:: Collected material

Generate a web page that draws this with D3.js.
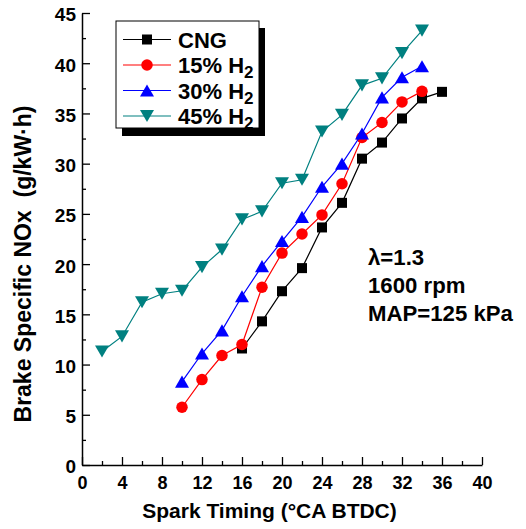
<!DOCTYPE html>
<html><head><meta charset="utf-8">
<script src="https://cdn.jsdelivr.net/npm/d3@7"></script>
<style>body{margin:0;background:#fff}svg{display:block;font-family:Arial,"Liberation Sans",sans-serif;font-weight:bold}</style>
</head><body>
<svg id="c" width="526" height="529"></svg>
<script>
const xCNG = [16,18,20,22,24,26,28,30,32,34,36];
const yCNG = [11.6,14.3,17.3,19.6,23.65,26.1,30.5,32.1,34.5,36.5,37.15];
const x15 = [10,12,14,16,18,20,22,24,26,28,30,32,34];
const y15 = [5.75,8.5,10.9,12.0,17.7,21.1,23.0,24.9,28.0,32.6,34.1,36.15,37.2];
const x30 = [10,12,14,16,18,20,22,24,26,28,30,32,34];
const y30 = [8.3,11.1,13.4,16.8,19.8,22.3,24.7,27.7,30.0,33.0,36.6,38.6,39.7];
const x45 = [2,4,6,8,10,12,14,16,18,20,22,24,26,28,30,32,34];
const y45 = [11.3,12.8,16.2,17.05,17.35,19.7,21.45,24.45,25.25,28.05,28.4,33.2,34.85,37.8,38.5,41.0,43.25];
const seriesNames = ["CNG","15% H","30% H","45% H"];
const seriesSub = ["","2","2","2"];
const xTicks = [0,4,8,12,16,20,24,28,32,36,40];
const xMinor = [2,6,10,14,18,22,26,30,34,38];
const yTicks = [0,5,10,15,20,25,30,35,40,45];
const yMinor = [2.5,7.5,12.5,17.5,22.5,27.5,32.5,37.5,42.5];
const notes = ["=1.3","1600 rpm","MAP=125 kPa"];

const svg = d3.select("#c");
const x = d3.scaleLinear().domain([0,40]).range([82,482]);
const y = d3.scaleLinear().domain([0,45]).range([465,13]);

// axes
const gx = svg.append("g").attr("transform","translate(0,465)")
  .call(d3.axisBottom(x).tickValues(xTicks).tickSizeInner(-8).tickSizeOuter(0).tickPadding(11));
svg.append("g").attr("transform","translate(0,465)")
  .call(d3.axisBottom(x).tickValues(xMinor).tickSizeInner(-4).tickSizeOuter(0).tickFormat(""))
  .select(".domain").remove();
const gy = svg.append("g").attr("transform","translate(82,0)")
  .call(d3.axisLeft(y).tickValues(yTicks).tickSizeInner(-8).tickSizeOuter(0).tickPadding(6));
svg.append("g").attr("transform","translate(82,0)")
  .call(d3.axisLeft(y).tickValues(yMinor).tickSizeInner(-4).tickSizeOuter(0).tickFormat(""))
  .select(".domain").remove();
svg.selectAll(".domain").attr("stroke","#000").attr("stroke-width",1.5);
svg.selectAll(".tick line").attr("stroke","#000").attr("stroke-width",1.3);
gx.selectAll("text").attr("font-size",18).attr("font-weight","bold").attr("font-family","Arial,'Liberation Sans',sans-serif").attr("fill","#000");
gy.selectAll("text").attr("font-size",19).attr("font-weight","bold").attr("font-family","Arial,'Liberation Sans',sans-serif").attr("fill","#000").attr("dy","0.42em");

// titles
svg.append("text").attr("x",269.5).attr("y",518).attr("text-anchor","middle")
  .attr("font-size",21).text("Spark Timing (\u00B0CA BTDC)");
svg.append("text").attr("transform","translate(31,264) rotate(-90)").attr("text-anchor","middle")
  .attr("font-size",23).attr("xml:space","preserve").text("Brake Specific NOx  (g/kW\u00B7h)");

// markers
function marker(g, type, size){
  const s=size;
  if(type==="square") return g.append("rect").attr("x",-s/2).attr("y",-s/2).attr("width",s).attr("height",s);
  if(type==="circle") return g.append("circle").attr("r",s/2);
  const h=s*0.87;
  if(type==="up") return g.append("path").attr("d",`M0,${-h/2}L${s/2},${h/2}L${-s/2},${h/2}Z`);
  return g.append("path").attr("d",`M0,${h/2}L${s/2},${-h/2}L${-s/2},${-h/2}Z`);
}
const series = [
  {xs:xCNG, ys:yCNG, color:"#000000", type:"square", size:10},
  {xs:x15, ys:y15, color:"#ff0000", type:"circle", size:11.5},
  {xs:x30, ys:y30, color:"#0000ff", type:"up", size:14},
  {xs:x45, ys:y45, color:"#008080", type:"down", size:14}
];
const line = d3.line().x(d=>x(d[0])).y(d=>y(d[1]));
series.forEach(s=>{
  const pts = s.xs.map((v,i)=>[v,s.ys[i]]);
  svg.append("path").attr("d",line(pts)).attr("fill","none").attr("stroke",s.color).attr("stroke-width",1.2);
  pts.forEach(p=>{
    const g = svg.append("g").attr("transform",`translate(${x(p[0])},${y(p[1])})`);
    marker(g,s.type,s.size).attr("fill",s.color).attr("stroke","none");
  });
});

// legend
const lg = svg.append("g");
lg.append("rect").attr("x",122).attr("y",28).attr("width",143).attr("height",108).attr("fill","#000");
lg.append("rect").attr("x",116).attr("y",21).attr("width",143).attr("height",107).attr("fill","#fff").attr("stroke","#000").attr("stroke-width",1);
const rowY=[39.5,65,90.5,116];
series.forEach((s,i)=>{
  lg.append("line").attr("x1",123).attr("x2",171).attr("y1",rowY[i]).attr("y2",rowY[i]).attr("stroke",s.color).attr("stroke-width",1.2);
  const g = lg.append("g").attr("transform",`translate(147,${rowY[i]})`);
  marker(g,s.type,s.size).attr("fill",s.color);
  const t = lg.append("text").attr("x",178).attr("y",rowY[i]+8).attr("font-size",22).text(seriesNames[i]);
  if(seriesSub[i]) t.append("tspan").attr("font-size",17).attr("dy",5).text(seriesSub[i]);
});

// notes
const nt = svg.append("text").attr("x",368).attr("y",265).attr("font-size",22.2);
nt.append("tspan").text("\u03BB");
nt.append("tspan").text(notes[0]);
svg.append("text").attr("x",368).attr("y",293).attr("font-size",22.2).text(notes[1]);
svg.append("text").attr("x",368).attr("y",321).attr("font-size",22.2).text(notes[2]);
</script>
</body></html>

::::

Exercise requirements ->
Copy the material shown above in full and exactly. Skip the pictures.

Complete response ->
Generate a web page that draws this with D3.js.
<!DOCTYPE html>
<html><head><meta charset="utf-8">
<script src="https://cdn.jsdelivr.net/npm/d3@7"></script>
<style>body{margin:0;background:#fff}svg{display:block;font-family:Arial,"Liberation Sans",sans-serif;font-weight:bold}</style>
</head><body>
<svg id="c" width="526" height="529"></svg>
<script>
const xCNG = [16,18,20,22,24,26,28,30,32,34,36];
const yCNG = [11.6,14.3,17.3,19.6,23.65,26.1,30.5,32.1,34.5,36.5,37.15];
const x15 = [10,12,14,16,18,20,22,24,26,28,30,32,34];
const y15 = [5.75,8.5,10.9,12.0,17.7,21.1,23.0,24.9,28.0,32.6,34.1,36.15,37.2];
const x30 = [10,12,14,16,18,20,22,24,26,28,30,32,34];
const y30 = [8.3,11.1,13.4,16.8,19.8,22.3,24.7,27.7,30.0,33.0,36.6,38.6,39.7];
const x45 = [2,4,6,8,10,12,14,16,18,20,22,24,26,28,30,32,34];
const y45 = [11.3,12.8,16.2,17.05,17.35,19.7,21.45,24.45,25.25,28.05,28.4,33.2,34.85,37.8,38.5,41.0,43.25];
const seriesNames = ["CNG","15% H","30% H","45% H"];
const seriesSub = ["","2","2","2"];
const xTicks = [0,4,8,12,16,20,24,28,32,36,40];
const xMinor = [2,6,10,14,18,22,26,30,34,38];
const yTicks = [0,5,10,15,20,25,30,35,40,45];
const yMinor = [2.5,7.5,12.5,17.5,22.5,27.5,32.5,37.5,42.5];
const notes = ["=1.3","1600 rpm","MAP=125 kPa"];

const svg = d3.select("#c");
const x = d3.scaleLinear().domain([0,40]).range([82,482]);
const y = d3.scaleLinear().domain([0,45]).range([465,13]);

// axes
const gx = svg.append("g").attr("transform","translate(0,465)")
  .call(d3.axisBottom(x).tickValues(xTicks).tickSizeInner(-8).tickSizeOuter(0).tickPadding(11));
svg.append("g").attr("transform","translate(0,465)")
  .call(d3.axisBottom(x).tickValues(xMinor).tickSizeInner(-4).tickSizeOuter(0).tickFormat(""))
  .select(".domain").remove();
const gy = svg.append("g").attr("transform","translate(82,0)")
  .call(d3.axisLeft(y).tickValues(yTicks).tickSizeInner(-8).tickSizeOuter(0).tickPadding(6));
svg.append("g").attr("transform","translate(82,0)")
  .call(d3.axisLeft(y).tickValues(yMinor).tickSizeInner(-4).tickSizeOuter(0).tickFormat(""))
  .select(".domain").remove();
svg.selectAll(".domain").attr("stroke","#000").attr("stroke-width",1.5);
svg.selectAll(".tick line").attr("stroke","#000").attr("stroke-width",1.3);
gx.selectAll("text").attr("font-size",18).attr("font-weight","bold").attr("font-family","Arial,'Liberation Sans',sans-serif").attr("fill","#000");
gy.selectAll("text").attr("font-size",19).attr("font-weight","bold").attr("font-family","Arial,'Liberation Sans',sans-serif").attr("fill","#000").attr("dy","0.42em");

// titles
svg.append("text").attr("x",269.5).attr("y",518).attr("text-anchor","middle")
  .attr("font-size",21).text("Spark Timing (\u00B0CA BTDC)");
svg.append("text").attr("transform","translate(31,264) rotate(-90)").attr("text-anchor","middle")
  .attr("font-size",23).attr("xml:space","preserve").text("Brake Specific NOx  (g/kW\u00B7h)");

// markers
function marker(g, type, size){
  const s=size;
  if(type==="square") return g.append("rect").attr("x",-s/2).attr("y",-s/2).attr("width",s).attr("height",s);
  if(type==="circle") return g.append("circle").attr("r",s/2);
  const h=s*0.87;
  if(type==="up") return g.append("path").attr("d",`M0,${-h/2}L${s/2},${h/2}L${-s/2},${h/2}Z`);
  return g.append("path").attr("d",`M0,${h/2}L${s/2},${-h/2}L${-s/2},${-h/2}Z`);
}
const series = [
  {xs:xCNG, ys:yCNG, color:"#000000", type:"square", size:10},
  {xs:x15, ys:y15, color:"#ff0000", type:"circle", size:11.5},
  {xs:x30, ys:y30, color:"#0000ff", type:"up", size:14},
  {xs:x45, ys:y45, color:"#008080", type:"down", size:14}
];
const line = d3.line().x(d=>x(d[0])).y(d=>y(d[1]));
series.forEach(s=>{
  const pts = s.xs.map((v,i)=>[v,s.ys[i]]);
  svg.append("path").attr("d",line(pts)).attr("fill","none").attr("stroke",s.color).attr("stroke-width",1.2);
  pts.forEach(p=>{
    const g = svg.append("g").attr("transform",`translate(${x(p[0])},${y(p[1])})`);
    marker(g,s.type,s.size).attr("fill",s.color).attr("stroke","none");
  });
});

// legend
const lg = svg.append("g");
lg.append("rect").attr("x",122).attr("y",28).attr("width",143).attr("height",108).attr("fill","#000");
lg.append("rect").attr("x",116).attr("y",21).attr("width",143).attr("height",107).attr("fill","#fff").attr("stroke","#000").attr("stroke-width",1);
const rowY=[39.5,65,90.5,116];
series.forEach((s,i)=>{
  lg.append("line").attr("x1",123).attr("x2",171).attr("y1",rowY[i]).attr("y2",rowY[i]).attr("stroke",s.color).attr("stroke-width",1.2);
  const g = lg.append("g").attr("transform",`translate(147,${rowY[i]})`);
  marker(g,s.type,s.size).attr("fill",s.color);
  const t = lg.append("text").attr("x",178).attr("y",rowY[i]+8).attr("font-size",22).text(seriesNames[i]);
  if(seriesSub[i]) t.append("tspan").attr("font-size",17).attr("dy",5).text(seriesSub[i]);
});

// notes
const nt = svg.append("text").attr("x",368).attr("y",265).attr("font-size",22.2);
nt.append("tspan").text("\u03BB");
nt.append("tspan").text(notes[0]);
svg.append("text").attr("x",368).attr("y",293).attr("font-size",22.2).text(notes[1]);
svg.append("text").attr("x",368).attr("y",321).attr("font-size",22.2).text(notes[2]);
</script>
</body></html>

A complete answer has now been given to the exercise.